I finally had a close friend ask me last week, “Marianne, how did you do it?”
So, I’m going to share with you each week one of the pivotal keys that lead to my success and happiness, so that you can experience the same kind of success in the areas of your life that matter most.
Habit to Happiness – Acceptance
Many people think of the word, “acceptance” as a synonym for weakness or giving up. But it’s really the starting place for making any change in your life.
Hear me out. Approaching any problem from a place of resistance only creates more resistance. Have you ever heard the phrase “what goes around, comes around?” If you resist, you will get more resistance coming back at you.
In other words, what you resist, persists.
I’ll never forget the time many years ago when my best friend became tangled in ribbon and almost choked. OK, that best friend was a black and white mischievous cat by the name of Maxine. She had the ability to get into the darnedest predicaments.
One day, she decided to snoop into a gift bag that had two handles that were tied together with a long stretch of red ribbon. Her curiosity got the best of her, and before you know it, the ribbon was tangled around her neck. Now, I could have easily slipped the ribbon off from her neck had it not been for the fact that she was in a state of intense resistance. She rolled, and clawed, and chewed and flipped and flopped. But the more she struggled, the more entangled she became. I kept telling her to relax and let me help her, but go figure, she didn’t listen.
Eventually, all was well, and we got out of the mess. But you get the picture.
A tell-tale sign that you are in a place of resistance is if you use the phrase, “I hate it that…” or “I can’t stand it when…” Here’s the thing, when you’re in a place of resistance or negativity, your brain is less capable of problem-solving or thinking creatively.
Whatever it is that you want to achieve, is less likely to happen when you’re in a state of resistance. You’re less likely to see opportunities. You’re less likely to come up with the “a-ha” business idea or talk to the right people who can advise you or coach you toward success.
For me, when I would start to feel a heavy-hearted bout of depression coming on, my first thoughts would be “I can’t stand it. I can’t live with this. I can’t go through this again. I hate that I feel this way. Why, me?!” With every “can’t” or “hate” statement, the negativity would grow. So, what do you think happened next? Of course, before I knew it, I was sitting on the bedroom floor in a puddle of tears unable to get myself dressed.

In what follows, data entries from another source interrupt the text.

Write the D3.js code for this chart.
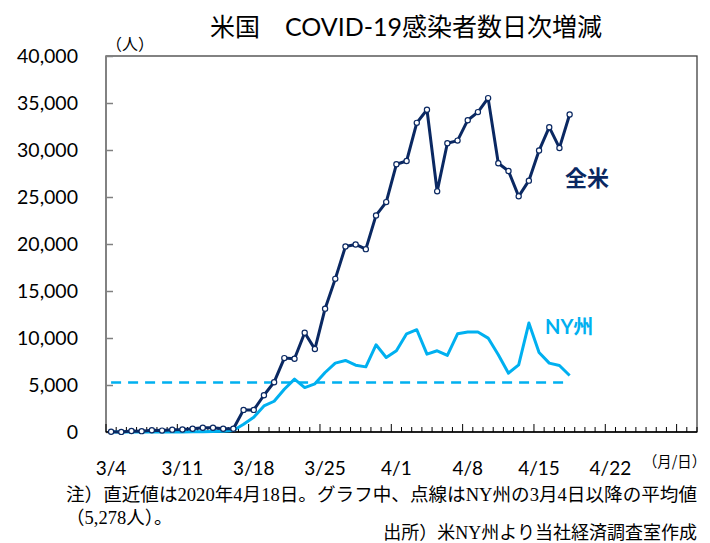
<!DOCTYPE html>
<html>
<head>
<meta charset="utf-8">
<script src="https://cdn.jsdelivr.net/npm/d3@7"></script>
<style>
    body { margin: 0; background: #fff; }
    svg { display: block; }
</style>
</head>
<body>
<div id="chart"></div>
<script>
// values (3/4 .. 4/18)
var usValues = [30, 10, 110, 90, 180, 150, 250, 270, 350, 460, 460, 350, 350, 2350, 2350, 3910, 5300,
    7860, 7790, 10560, 8820, 13120, 16290, 19730, 19950, 19450, 23040, 24460, 28480, 28830, 32890,
    34280, 25600, 30720, 31000, 33170, 34030, 35520, 28590, 27770, 25070, 26740, 29940, 32430, 30220, 33780];
var nyValues = [0, 0, 0, 0, 0, 0, 0, 10, 20, 30, 50, 90, 150, 820, 1560, 2770, 3270, 4550, 5620, 4730,
    5120, 6330, 7330, 7610, 7110, 6930, 9280, 7930, 8640, 10450, 10880, 8280, 8640, 8140, 10450,
    10630, 10630, 9990, 8210, 6260, 7150, 11590, 8460, 7330, 7080, 6010];
var nyAverage = 5278;
var xTickLabels = ["3/4", "3/11", "3/18", "3/25", "4/1", "4/8", "4/15", "4/22"];
var yTicks = [0, 5000, 10000, 15000, 20000, 25000, 30000, 35000, 40000];

// x categories: every day from 3/4 to 4/30
var days = [];
for (var d = 4; d <= 31; d++) days.push("3/" + d);
for (var d = 1; d <= 30; d++) days.push("4/" + d);

var width = 710, height = 543;
var plotLeft = 106, plotRight = 697, plotTop = 56, plotBottom = 432;
var navy = "#0a2862", cyan = "#00b0f0";
var latin = "Lato, 'Noto Sans CJK JP', sans-serif";
var jp = "'Noto Sans CJK JP', sans-serif";

var svg = d3.select("#chart").append("svg")
    .attr("width", width)
    .attr("height", height);

var x = d3.scaleBand().domain(days).range([plotLeft, plotRight]).padding(0);
var y = d3.scaleLinear().domain([0, 40000]).range([plotBottom, plotTop]);
var cx = function(i) { return x(days[i]) + x.bandwidth() / 2; };

// title
svg.append("text")
    .attr("x", 406)
    .attr("y", 36)
    .attr("text-anchor", "middle")
    .attr("font-family", latin)
    .attr("font-size", 25)
    .attr("fill", "#000")
    .text("米国　COVID-19感染者数日次増減");

svg.append("text")
    .attr("x", 106)
    .attr("y", 50)
    .attr("font-family", jp)
    .attr("font-size", 16)
    .text("（人）");

// frame
svg.append("rect")
    .attr("x", plotLeft)
    .attr("y", plotTop)
    .attr("width", plotRight - plotLeft)
    .attr("height", plotBottom - plotTop)
    .attr("fill", "none")
    .attr("stroke", "#404040")
    .attr("stroke-width", 1.3);

// y axis
var yAxis = svg.append("g")
    .attr("transform", "translate(" + plotLeft + ",0)")
    .call(d3.axisLeft(y).tickValues(yTicks).tickFormat(d3.format(",")).tickSize(-7).tickPadding(28));
yAxis.select(".domain").remove();
yAxis.selectAll(".tick line").attr("stroke", "#808080").attr("stroke-width", 1.5);
yAxis.selectAll(".tick text")
    .attr("font-family", latin)
    .attr("font-size", 19.5)
    .attr("fill", "#000");

// x axis ticks at category boundaries
var xTicks = svg.append("g");
for (let k = 0; k <= days.length; k++) {
    var tx = plotLeft + k * x.step();
    xTicks.append("line")
        .attr("x1", tx).attr("x2", tx)
        .attr("y1", plotBottom)
        .attr("y2", plotBottom - (k % 7 == 0 ? 8 : 5))
        .attr("stroke", "#000")
        .attr("stroke-width", 1);
}
svg.append("line")
    .attr("x1", plotLeft).attr("x2", plotRight)
    .attr("y1", plotBottom).attr("y2", plotBottom)
    .attr("stroke", "#000")
    .attr("stroke-width", 1.5);

svg.append("g").selectAll("text")
    .data(xTickLabels)
    .join("text")
    .attr("x", function(t) { return x(t) + x.bandwidth() / 2; })
    .attr("y", 475)
    .attr("text-anchor", "middle")
    .attr("font-family", latin)
    .attr("font-size", 19)
    .attr("fill", "#000")
    .text(function(t) { return t; });

svg.append("text")
    .attr("x", 643)
    .attr("y", 467)
    .attr("font-family", jp)
    .attr("font-size", 15)
    .attr("textLength", 63)
    .attr("lengthAdjust", "spacingAndGlyphs")
    .text("（月/日）");

// NY average (dashed)
svg.append("line")
    .attr("x1", cx(0))
    .attr("x2", cx(nyValues.length - 1))
    .attr("y1", y(nyAverage))
    .attr("y2", y(nyAverage))
    .attr("stroke", cyan)
    .attr("stroke-width", 2.5)
    .attr("stroke-dasharray", "10,7");

var line = d3.line()
    .x(function(v, i) { return cx(i); })
    .y(function(v) { return y(v); });

svg.append("path")
    .datum(nyValues)
    .attr("d", line)
    .attr("fill", "none")
    .attr("stroke", cyan)
    .attr("stroke-width", 3)
    .attr("stroke-linejoin", "round");

svg.append("path")
    .datum(usValues)
    .attr("d", line)
    .attr("fill", "none")
    .attr("stroke", navy)
    .attr("stroke-width", 3)
    .attr("stroke-linejoin", "round");

svg.append("g").selectAll("circle")
    .data(usValues)
    .join("circle")
    .attr("cx", function(v, i) { return cx(i); })
    .attr("cy", function(v) { return y(v); })
    .attr("r", 2.6)
    .attr("fill", "#fff")
    .attr("stroke", navy)
    .attr("stroke-width", 1.2);

// series labels
svg.append("text")
    .attr("x", 565)
    .attr("y", 186)
    .attr("font-family", jp)
    .attr("font-weight", "bold")
    .attr("font-size", 22)
    .attr("fill", navy)
    .text("全米");

svg.append("text")
    .attr("x", 545)
    .attr("y", 334)
    .attr("font-family", latin)
    .attr("font-weight", "bold")
    .attr("font-size", 20)
    .attr("fill", cyan)
    .text("NY州");

// notes
var serif = "'Liberation Serif', 'Noto Sans CJK JP', serif";
svg.append("text")
    .attr("x", 66)
    .attr("y", 501)
    .attr("font-family", serif)
    .attr("font-size", 18.5)
    .attr("textLength", 631)
    .attr("lengthAdjust", "spacingAndGlyphs")
    .text("注）直近値は2020年4月18日。グラフ中、点線はNY州の3月4日以降の平均値");
svg.append("text")
    .attr("x", 66)
    .attr("y", 524)
    .attr("font-family", serif)
    .attr("font-size", 18.5)
    .text("（5,278人）。");
svg.append("text")
    .attr("x", 697)
    .attr("y", 539)
    .attr("text-anchor", "end")
    .attr("font-family", serif)
    .attr("font-size", 18)
    .text("出所）米NY州より当社経済調査室作成");
</script>
</body>
</html>
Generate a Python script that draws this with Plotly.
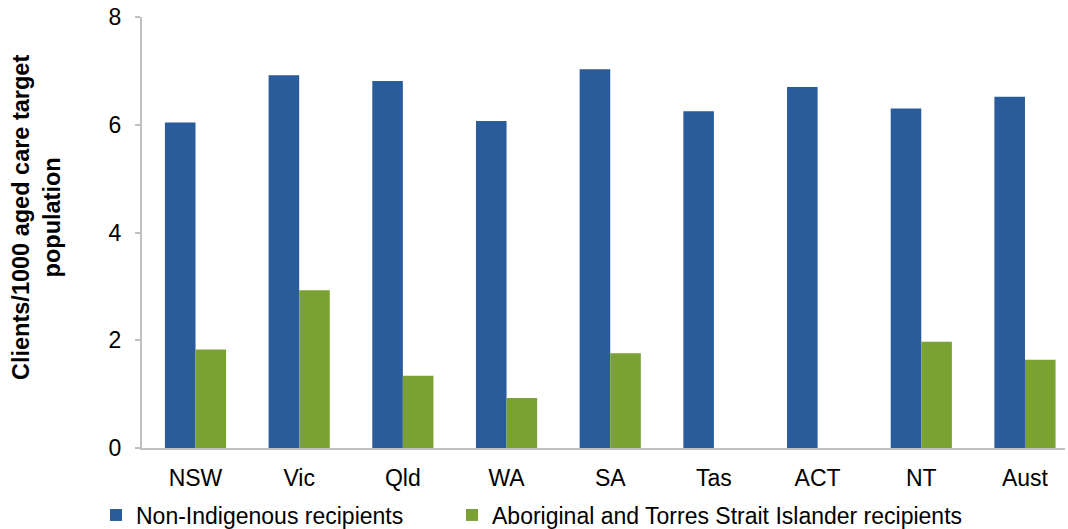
import plotly.graph_objects as go

categories = ["NSW", "Vic", "Qld", "WA", "SA", "Tas", "ACT", "NT", "Aust"]
non_indigenous = [6.04, 6.92, 6.81, 6.07, 7.03, 6.25, 6.70, 6.30, 6.52]
indigenous = [1.83, 2.93, 1.34, 0.93, 1.76, None, None, 1.97, 1.64]
y_ticks = [0, 2, 4, 6, 8]

BLUE = "#2A5B9A"
GREEN = "#7AA232"
FONT = "Liberation Sans, Arial, sans-serif"

fig = go.Figure()
fig.add_trace(go.Bar(x=categories, y=non_indigenous, name="Non-Indigenous recipients",
                     marker=dict(color=BLUE, line=dict(width=0)), legend="legend"))
fig.add_trace(go.Bar(x=categories, y=indigenous, name="Aboriginal and Torres Strait Islander recipients",
                     marker=dict(color=GREEN, line=dict(width=0)), legend="legend2"))

leg_common = dict(orientation="h", yref="container", xref="container", y=1 - 515 / 529,
                  yanchor="middle", xanchor="left", font=dict(size=23, color="#000000"),
                  itemclick=False, bgcolor="rgba(0,0,0,0)")

fig.update_layout(
    width=1068, height=529,
    margin=dict(l=142, r=3, t=17, b=81, autoexpand=False),
    paper_bgcolor="white", plot_bgcolor="white",
    barmode="group", bargap=0.41, bargroupgap=0,
    font=dict(family=FONT, size=23, color="#000000"),
    showlegend=True,
    legend=dict(x=96 / 1068, **leg_common),
    legend2=dict(x=452 / 1068, **leg_common),
)
fig.add_annotation(text="<b>Clients/1000 aged care target<br>population</b>",
                   xref="paper", yref="paper", x=-(142 - 36) / 923, y=(448 - 218) / 431,
                   xanchor="center", yanchor="middle", textangle=-90, showarrow=False,
                   font=dict(size=23.5, family=FONT, color="#000000"))
fig.update_xaxes(showline=True, linecolor="#BFBFBF", linewidth=2, ticks="",
                 range=[-0.516, 8.386],
                 showgrid=False, tickfont=dict(size=23), ticklabelstandoff=8, automargin=False)
fig.update_yaxes(range=[0, 8], tickvals=y_ticks, showline=True, linecolor="#BFBFBF", linewidth=2,
                 ticks="outside", ticklen=5, tickcolor="#BFBFBF", tickwidth=2,
                 ticklabelstandoff=9, showgrid=False, zeroline=False, automargin=False,
                 tickfont=dict(size=23))

fig.write_html("out.html", config={"displayModeBar": False},
               post_script="document.body.style.margin='0';document.body.style.overflow='hidden';")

One day, I realized, “OK, this is it. This has been with me for 30 years. Can I accept that it’s here, yet go on with my day?” Every day I began to practice acceptance by saying, “ok, this is how I feel right now. This is how it is for this moment.” I accepted it, and I went on.
Well, that simple acknowledgment and acceptance had an amazing side effect. It was as if I had accidentally discovered gold.
When I hated and resisted, the feelings got worse.
Here’s the paradox: when I accepted it, I stopped thinking about it. Hours or days later, it would dawn on me that the depressive feelings had dissipated into thin air.
I started to notice this with everything that I resisted. When I was frustrated, angry or resentful of someone or something, those emotions would subside shortly after I accepted the situation.
I want to be clear. I’m not saying that you should sit back and let negative circumstances run you over. I’m not suggesting you become a door mat or let people walk over you. I’m absolutely not suggesting that you would say, “ok, I’m broke, I guess that’s it. Now I give up.” That’s NOT what I’m saying.
What I am saying is that the best thing you can do when you feel frustrated, angry or resentful, is to get yourself out of that state of mind. If you can accept where you are for the moment, the feelings will subside. And only then can you get into the frame of mind you need to take the right action that can improve your circumstances.
It’s a paradox for sure. You have to accept what is. And only then, can you be ready to move into what will become.